Hot Springs, county feel road-job sticker shock; initial cost of project put at $15M

HOT SPRINGS — Proposals presented earlier this week to reconfigure the King Expressway-Airport Road interchange could be too costly for Hot Springs and Garland County to participate in, County Judge Rick Davis said.

The Arkansas Department of Transportation and its contract consultants told local officials Tuesday that the cost of the project will be up to $15 million, twice the amount estimated by the area’s transportation policy board.

The Transportation Department and consultants with Michael Baker International and Alliance Transportation Group stressed that the $12 million to $15 million is a preliminary, planning-level estimate. They said the project would have to advance to the design phase before a more definite cost is known.

“For some reason, we came up with a $7.5 million figure,” Davis said, referring to the Tri-Lakes Metropolitan Transportation 2040 Plan that was adopted in September of 2015. “I don’t know where we got it, but that’s what we thought these intersections would cost,” he said.

An interlocal agreement obligating Garland County and Hot Springs to share costs with the state was based on the 2040 plan’s roughly $7 million estimate. The city and county would each contribute $1.925 million from their population-based shares of the $54.6 million bond issue that voters approved in a June 2016 special election.

The county and city received $12.3 million and $7.3 million, respectively, in bond proceeds. The former has committed about $2 million to overlay and bridge improvement projects on county roads, and the latter has spent about $1 million overlaying city streets.

They also contributed $50,000 each to the planning study that the Transportation Department contracted with Alliance Transportation Group to conduct. Proposals for the Airport and Albert Pike road interchanges were presented Tuesday and are part of the study’s first phase.

The next phase is focused on improvements to the Higdon Ferry Road and Central Avenue-expressway interchanges. The Transportation Department said the planning study will include cost estimates for improvements to all four interchanges.

The Airport interchange is not listed on the draft 2019-22 Statewide Transportation Improvement Program that the Arkansas State Highway Commission is expected to adopt later this year. The interlocal agreement releases the city and county from sharing costs on the project if the state hasn’t committed to it by July of 2022.

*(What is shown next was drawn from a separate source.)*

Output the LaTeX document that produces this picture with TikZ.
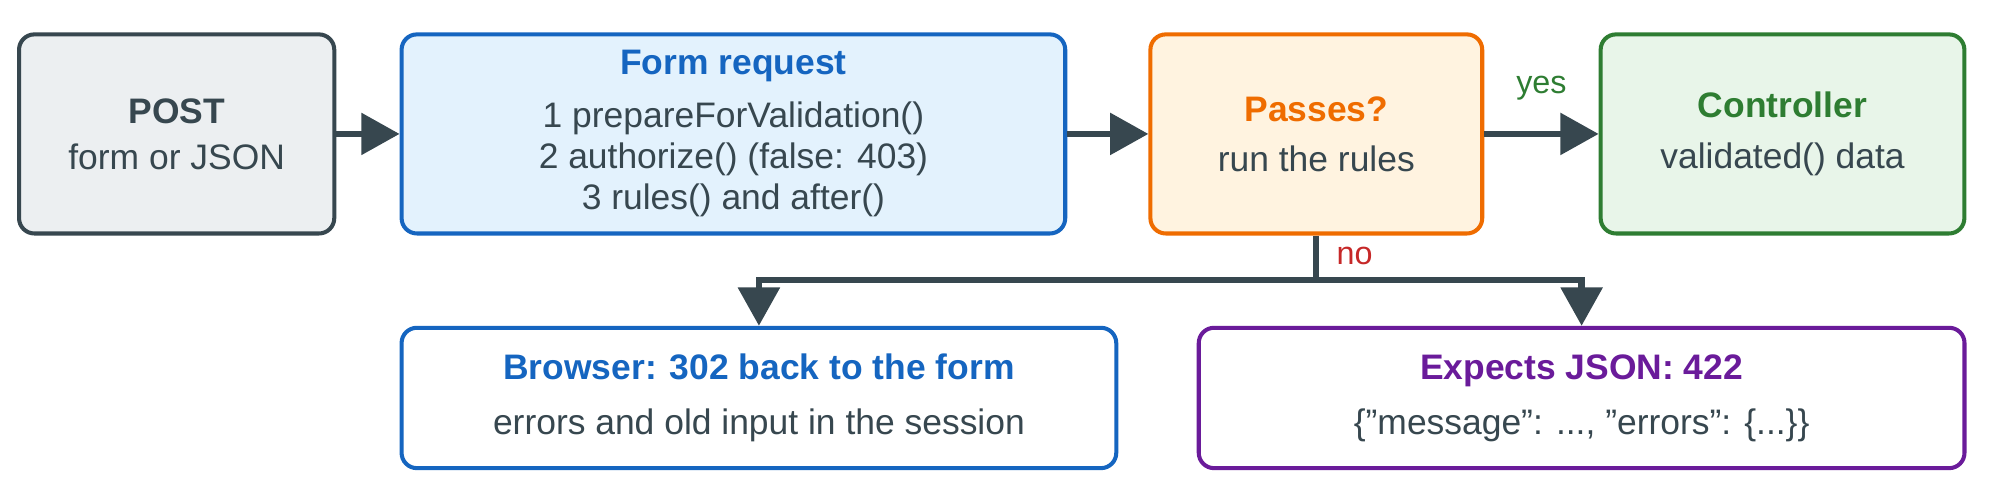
\documentclass[tikz,border=0pt]{standalone}
\usepackage{fontspec}
\setmainfont{Liberation Sans}
\usetikzlibrary{arrows.meta}
\definecolor{dk}{HTML}{37474F}
\definecolor{bl}{HTML}{1565C0}
\definecolor{blf}{HTML}{E3F2FD}
\definecolor{og}{HTML}{EF6C00}
\definecolor{ogf}{HTML}{FFF3E0}
\definecolor{gn}{HTML}{2E7D32}
\definecolor{gnf}{HTML}{E8F5E9}
\definecolor{pp}{HTML}{6A1B9A}
\definecolor{grf}{HTML}{ECEFF1}
\definecolor{rd}{HTML}{C62828}
\newcommand{\dq}{{\char34}}
\begin{document}
\begin{tikzpicture}[x=0.01cm,y=-0.01cm,
  box/.style={draw,line width=0.9pt,rounded corners=0.12cm,align=center,inner sep=0pt,
    font=\fontsize{7.9}{9.2}\selectfont,text=dk},
  arr/.style={draw=dk,line width=1.4pt,-{Triangle[length=0.3cm,width=0.32cm]}},
  lab/.style={font=\fontsize{7.2}{8}\selectfont}]
\useasboundingbox (0,0) rectangle (1568,378);
\node[box,draw=dk,fill=grf,minimum width=2.47cm,minimum height=1.56cm] (post) at (138.5,105)
  {\textbf{POST}\\[1pt]form or JSON};
\node[box,draw=bl,fill=blf,minimum width=5.2cm,minimum height=1.56cm] (form) at (575,105)
  {\textcolor{bl}{\textbf{Form request}}\\[2.5pt]1 prepareForValidation()\\2 authorize() (false: 403)\\3 rules() and after()};
\node[box,draw=og,fill=ogf,minimum width=2.6cm,minimum height=1.56cm] (pass) at (1032,105)
  {\textcolor{og}{\textbf{Passes?}}\\[2pt]run the rules};
\node[box,draw=gn,fill=gnf,minimum width=2.85cm,minimum height=1.56cm] (ctrl) at (1397.5,105)
  {\textcolor{gn}{\textbf{Controller}}\\[2pt]validated() data};
\node[box,draw=bl,fill=white,minimum width=5.6cm,minimum height=1.1cm] (brow) at (595,312)
  {\textcolor{bl}{\textbf{Browser: 302 back to the form}}\\[3pt]errors and old input in the session};
\node[box,draw=pp,fill=white,minimum width=6cm,minimum height=1.1cm] (json) at (1240,312)
  {\textcolor{pp}{\textbf{Expects JSON: 422}}\\[3pt]\{\dq message\dq: ..., \dq errors\dq: \{...\}\}};
\draw[arr] (post) -- (form);
\draw[arr] (form) -- (pass);
\draw[arr] (pass) -- node[lab,text=gn,above=0.12cm]{yes} (ctrl);
\draw[draw=dk,line width=1.4pt] (pass.south) -- ++(0,35) coordinate (j);
\draw[arr] (j) -| (brow.north);
\draw[arr] (j) -| (json.north);
\node[lab,text=rd] (no) at (1062,201) {no};
\end{tikzpicture}
\end{document}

County and city officials said it’s unlikely their bond shares are sufficient given the proposals that were presented Tuesday.

“I don’t think we’d be able to do half of the cost share,” Davis said of the $12 million to $15 million estimate. “I think it would knock us out of the ballpark.”

Byron Lawrence, a project manager for Michael Baker International, said not all of the elements presented Tuesday have to be implemented. For instance, pedestrian and bike paths are two components that could be removed, he said.

“When you start messing with interchanges, you start jumping up in costs pretty quickly,” he said. “There’s parts you can take out of the whole plan. The design mostly just has to follow what the future plan is. When it comes to design, you don’t have to implement the entire plan at once. That’s rarely done.”

A diverging diamond interchange that would eliminate left turns against the flow of traffic for vehicles entering and exiting the expressway was one of the proposals presented Tuesday. It relies on directing motorists on the right side of the road to the left as they negotiate the interchange.

“You take the through lanes and cross them over to where you do British-style backwards driving,” Lawrence told local officials. “It removes all the conflict of the ramp traffic cutting across the through traffic. This type of interchange is good for places where you have a huge amount of off- and on-ramp traffic but not quite as much through traffic.”

Striping and raised non-traversable medians channel traffic through the interchange, easing misgivings that motorists may have about driving on the left side of the road.

“You want them to enter the system and not really be aware that they’re going the wrong way against traffic,” Lawrence said. “They just follow the lights and stay in the lanes. When you look at these plans from the top, they look much more complicated than they are when you’re driving through them.”

The consultants and local officials said the counterintuitive concept would require less coordination of traffic signals and a smaller footprint than the standard diamond configuration also presented Tuesday. It increases the distance between the expressway and on- and off-ramps, allowing more room for vehicles entering the expressway to get in line.

“We moved the terminals out so we could have more space,” said Travis Brooks, a department engineer.

Both proposals moves Lakeshore Drive’s Airport Road intersection farther west, which Brooks said will reduce congestion. Adding a second exit lane off the expressway for westbound traffic and a third left turn lane onto Airport Road are also features the proposals share. The third lane becomes a right-only turn lane onto Weston Road.

“Widening out the two intersections puts enough space so we don’t get people stacking in between,” Lawrence said. “Right now you have a problem with people stacking up on the queue left out to the through lanes. It creates a lot of backup in both directions. That’s what the spacing kind of fixes.”

Local officials said the standard configuration would require more right of way and extensive excavation of a hillside to accommodate the eastbound exit ramp.